Belfast Telegraph

Troubling thing is Sinn Fein president Gerry Adams actually believes own propaganda

Gerry Adams at Connolly House, Andersonstown Road Belfast. Picture Colm O'Reilly Presseye
Gerry Adams at Connolly House, Andersonstown Road Belfast. Picture Colm O'Reilly Presseye

By Malachi O'Doherty

The big question hanging over Gerry Adams is whether he believes that the experience of life in Ballymurphy was comparable to the suffering of African American slaves - or whether he has just over-reached himself in familiar propaganda.

He has certainly been saying as much for a long time, though not previously using the offensive n-word.

In his pamphlet, Peace In Ireland, which he wrote in 1977 in Long Kesh, he described British rule in Northern Ireland as "one of the most corrupt imperial manifestations that humanity has ever known".

He wrote that the suffering caused by imperialist oppression and conquest included unemployment and bad housing and he offered Ballymurphy as an example of this.

He should have known that 'humanity' had known worse conditions than those in Ballymurphy under imperialist oppression, say in Bengal or the Warsaw Ghetto, on plantations in the American south, or in South African townships. He appeared not to.

He wrote that the demands of the people of Ballymurphy were for "freedom from heavy rents for homes they will never own". They wanted "employment, better housing, play centres, facilities for the aged, the handicapped and the young".

Without these, peace could not be expected, for these very deprivations made violence inevitable.

He seemed not to notice that similar estates had been built in England and the Republic.

Now he has been at it again, absurdly exaggerating the grievances of nationalists, primarily to justify an IRA campaign which inflicted its own horrors on them.

He was speaking yesterday, in an effort to patch up the damage caused by his use of the n-word.

"In our own time, like African Americans, nationalists in the North, including those from Ballymurphy and west Belfast, were denied the right to vote; the right to work; the right to a home; and were subjected to draconian laws."

This is all nonsense. There is a huge case to be made for the denial of rights to people in Northern Ireland under the old Stormont regime, but this is not it. It is so easily refutable that the trouncing of this nonsense risks giving the impression that there was no problem at all, but whose fault is that but the myth-maker's, the dissembler's, the propagandist's?

It is simply a lie that Northern nationalists were "denied the right to vote". Had that been the case there would have been no nationalist MPs in Stormont. There would have been no Republican Labour MP in Westminster.

The incendiary moment which brought many of Gerry's peers into the IRA - the rioting during the election campaign of October 1964 - would not have happened, because neither Billy McMillan nor any other nationalist would have been campaigning for votes.

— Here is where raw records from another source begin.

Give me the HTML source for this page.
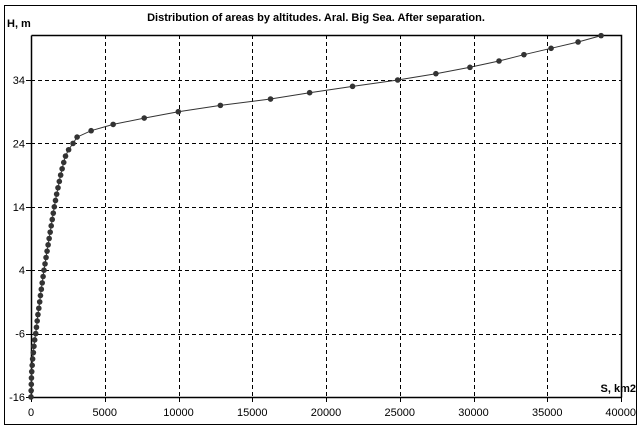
<!DOCTYPE html>
<html><head><meta charset="utf-8"><style>
html,body{margin:0;padding:0;background:#fff;}
svg{display:block;font-family:"Liberation Sans",sans-serif;}
</style></head><body>
<svg id="chart" width="644" height="430" viewBox="0 0 644 430">
<rect x="4.5" y="5.5" width="632" height="419" fill="#fff" stroke="#000"/>
<text x="316" y="21" font-size="11" font-weight="bold" text-anchor="middle">Distribution of areas by altitudes. Aral. Big Sea. After separation.</text>
<text x="7" y="27" font-size="11" font-weight="bold">H, m</text>
<text x="636" y="392" font-size="11" font-weight="bold" text-anchor="end">S, km2</text>
<g id="grid"></g>
<g id="axes"></g>
<g id="series"></g>
</svg>
<script>
const xTicks=[0,5000,10000,15000,20000,25000,30000,35000,40000];
const yTicks=[-16,-6,4,14,24,34];
const H=[-16,-15,-14,-13,-12,-11,-10,-9,-8,-7,-6,-5,-4,-3,-2,-1,0,1,2,3,4,5,6,7,8,9,10,11,12,13,14,15,16,17,18,19,20,21,22,23,24,25,26,27,28,29,30,31,32,33,34,35,36,37,38,39,40,41];
const S=[0,10,20,30,50,80,110,160,200,250,320,370,420,470,530,590,640,700,760,820,880,950,1020,1090,1160,1230,1300,1370,1440,1510,1580,1660,1740,1830,1920,2010,2110,2220,2340,2550,2850,3125,4076,5570,7677,9986,12840,16240,18890,21800,24860,27450,29760,31730,33420,35260,37090,38650];
const X0=31,X1=621,Y0=397,Y1=35,xmin=0,xmax=40000,ymin=-16,ymax=41.1;
const NS='http://www.w3.org/2000/svg';
const sx=v=>X0+(v-xmin)/(xmax-xmin)*(X1-X0);
const sy=v=>Y0-(v-ymin)/(ymax-ymin)*(Y0-Y1);
function mk(tag,attrs,parent){const e=document.createElementNS(NS,tag);for(const k in attrs)e.setAttribute(k,attrs[k]);parent.appendChild(e);return e;}
const grid=document.getElementById('grid'),axes=document.getElementById('axes'),series=document.getElementById('series');
xTicks.forEach(t=>{
  const x=Math.round(sx(t))+0.5;
  if(t>xmin&&t<xmax){const l=mk('line',{x1:x,x2:x,y1:Y1,y2:Y0,stroke:'#000','stroke-dasharray':'4,3'},grid);
  
  }
  const tk=mk('line',{x1:x,x2:x,y1:Y0,y2:Y0+5,stroke:'#000'},axes);
  
  
  const tx=mk('text',{x:sx(t),y:Y0+19,'font-size':11,'text-anchor':t===xmax?'end':'middle'},axes);
  if(t===xmax)tx.setAttribute('x',636);
  tx.textContent=t;
  
  
});
yTicks.forEach(t=>{
  const y=Math.round(sy(t))+0.5;
  if(t>ymin){const l=mk('line',{x1:X0,x2:X1,y1:y,y2:y,stroke:'#000','stroke-dasharray':'4,3'},grid);
  
  }
  const tk=mk('line',{x1:X0-5,x2:X0,y1:y,y2:y,stroke:'#000'},axes);
  
  
  const tx=mk('text',{x:X0-6,y:sy(t)+4,'font-size':11,'text-anchor':'end'},axes);
  tx.textContent=t;
  
  
});
const fr=mk('path',{d:`M${X0+0.5},${Y1+0.5} H${X1+0.5} V${Y0+0.5} M${X0+0.5},${Y1+0.5} V${Y0+0.5} H${X1+0.5}`,fill:'none',stroke:'#000','stroke-width':1.5},axes);


const pts=S.map((s,i)=>sx(s).toFixed(1)+','+sy(H[i]).toFixed(1)).join(' ');
const pl=mk('polyline',{points:pts,fill:'none',stroke:'#333','stroke-width':1},series);


S.forEach((s,i)=>{
  const c=mk('circle',{cx:sx(s),cy:sy(H[i]),r:2.8,fill:'#333'},series);
  
  
});
</script>
</body></html>
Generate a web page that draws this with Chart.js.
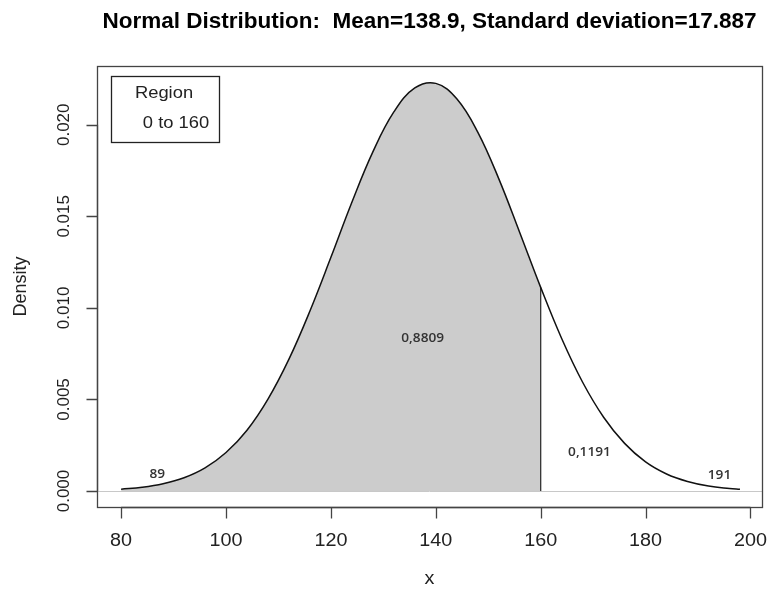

Yes, there was a restriction on the franchise to local government to householders, graduates, business people, but unfair as that was, it was not targeted at nationalists. Gerry says it was.

He says nationalists were "denied the right to work". They were discriminated against by some employers but they were not refused the right to work. Nor does Gerry seriously believe they were, surely? Surely he is only spouting such nonsense to appease foreign supporters who might not know any better.

And where people could not get jobs, they were paid unemployment benefit. Indeed, whether employed or not, they received Family Allowance for their children. That system could be criticised as inadequate, it cannot be compared to slavery.

He says people were "denied the right to a home", but Ballymurphy, where the Adams family lived, was built by the local authority Housing Trust.

Ballymurphy was not salubrious but it was a lot better than the cramped redbrick terraces of the lower Falls. It was also a mixed estate at first.

There was segregated schooling, of course, at that time, as there still is; but it was not imposed by the state. The Catholic Church insisted on segregation. When the Executive proposed last year to desegregate the training of teachers, Sinn Fein opposed that. Try explaining that in Arkansas or Mississippi.

Despite all these anomalies in Adams's attempt to conflate the experience of African American slaves with that of Irish nationalists in Ballymurphy under "one of the most corrupt imperial manifestations that humanity has ever known", I suspect he believes what he says.

He has been indicted of racism, and yet argues plausibly that he has long had friendships and allegiances with black people. He was a special guest at Nelson Mandela's funeral, and that would not have happened if the ANC had taken him for a racist. But his defence of his decision to compare Ballymurphy with Mississippi, is that he is right; that he suffered just as much there as slaves suffered on the plantation. This indicts him of naivete, ignorance, not knowing what he is talking about.

It disqualifies him from being taken seriously as a politician.